ARM Mortgage Calculator
Compare fixed-rate and adjusted-rate payments for a 5/1, 7/1, or 10/1 ARM.
See how rate caps affect your monthly payment after the fixed-rate period ends.
Adjustable-Rate Mortgage (ARM)
An ARM starts with a fixed interest rate for an initial period, then adjusts periodically based on a market index (typically SOFR or the 1-year Treasury).
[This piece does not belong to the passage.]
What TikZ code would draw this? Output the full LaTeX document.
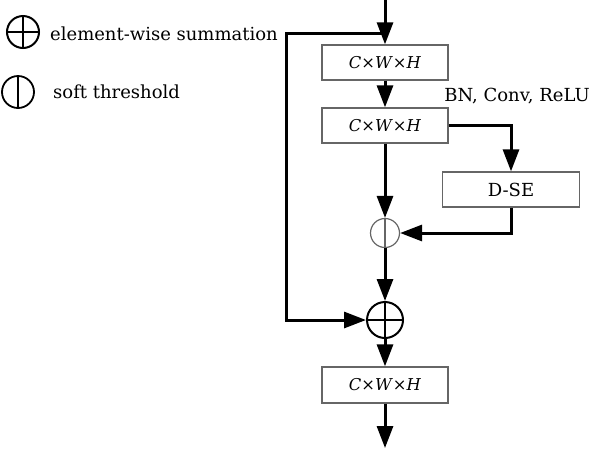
\documentclass[tikz,border=0pt]{standalone}
\usepackage{fontspec}
\setmainfont{DejaVu Serif}
\usetikzlibrary{arrows.meta}
\tikzset{
  box/.style={draw=black!60, line width=1.3pt, minimum width=126pt, minimum height=35pt, inner sep=0pt, font=\fontsize{16.3}{18}\selectfont},
  arr/.style={line width=3pt, -{Triangle[length=22pt,width=16pt]}},
  lbl/.style={font=\fontsize{18}{21}\selectfont, inner sep=0pt},
  thr/.style={circle, draw=black!60, line width=1.2pt, minimum size=#1, inner sep=0pt,
    path picture={\draw[line width=2.6pt] (path picture bounding box.north) -- (path picture bounding box.south);}},
  sumc/.style={circle, draw=black, line width=2pt, minimum size=#1, inner sep=0pt,
    path picture={\draw[line width=2pt] (path picture bounding box.north) -- (path picture bounding box.south)
      (path picture bounding box.west) -- (path picture bounding box.east);}},
}
\newcommand{\cwh}{\textit{C}×\textit{W}×\textit{H}}
\begin{document}
\begin{tikzpicture}[x=1pt,y=-1pt]
\useasboundingbox (0,0) rectangle (593,448);
% legend
\node[sumc=32pt] (legsum) at (23,32) {};
\node[lbl, anchor=west] (legsumtxt) at (50,34) {element-wise summation};
\node[thr=32pt, draw=black, line width=1.8pt] (legthr) at (18,92) {};
\node[lbl, anchor=west] (legthrtxt) at (53,92) {soft threshold};
% main column
\node[box] (b1) at (385,62.5) {\cwh};
\node[box] (b2) at (385,125.5) {\cwh};
\node[box, minimum width=137pt, font=\fontsize{18}{21}\selectfont] (dse) at (511,189.5) {D-SE};
\node[thr=29pt] (st) at (385,233) {};
\node[sumc=36pt] (sum) at (385,320) {};
\node[box, minimum height=36pt] (b3) at (385,385) {\cwh};
\node[lbl] (bn) at (517,96) {BN, Conv, ReLU};
\coordinate (in) at (385,0);
\coordinate (out) at (385,448);
\coordinate (split) at (385,33);
\coordinate (skip) at (286,33);
% connectors
\draw[arr] (in) -- (b1);
\draw[arr] (split) -- (skip) |- (sum);
\draw[arr] (b1) -- (b2);
\draw[arr] (b2.east) -| (dse.north);
\draw[arr] (dse.south) |- (st.east);
\draw[arr] (b2) -- (st);
\draw[arr] (st) -- (sum);
\draw[arr] (sum) -- (b3);
\draw[arr] (b3) -- (out);
\end{tikzpicture}
\end{document}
ARMs are named by their structure — a 5/1 ARM is fixed for 5 years, then adjusts every 1 year.
Monthly payment formula:
Payment = P × [r(1+r)^n] / [(1+r)^n - 1]
Where: P = principal, r = monthly rate, n = remaining months
ARM name decoder:
| ARM Type | Fixed Period | Adjustment Frequency |
|---|---|---|
| 3/1 ARM | 3 years | Every 1 year |
| 5/1 ARM | 5 years | Every 1 year |
| 7/1 ARM | 7 years | Every 1 year |
| 10/1 ARM | 10 years | Every 1 year |
Rate caps — the most important ARM feature:
| Cap Type | What it limits |
|---|---|
| Initial cap | Maximum change at first adjustment (e.g., +2%) |
| Periodic cap | Maximum change at each subsequent adjustment (e.g., +2%) |
| Lifetime cap | Maximum total change over the life of the loan (e.g., +5%) |
A 5/1 ARM with caps of 2/2/5 means: first adjustment can go up at most 2%, each later adjustment at most 2%, and the rate can never be more than 5% above the initial rate.
When ARMs make sense:
- You plan to sell or refinance before the fixed period ends
- Rates are expected to fall — your payment may drop after adjustment
- You need a lower initial payment to qualify for a larger loan
Risk: If rates rise sharply, your payment after the fixed period could increase significantly.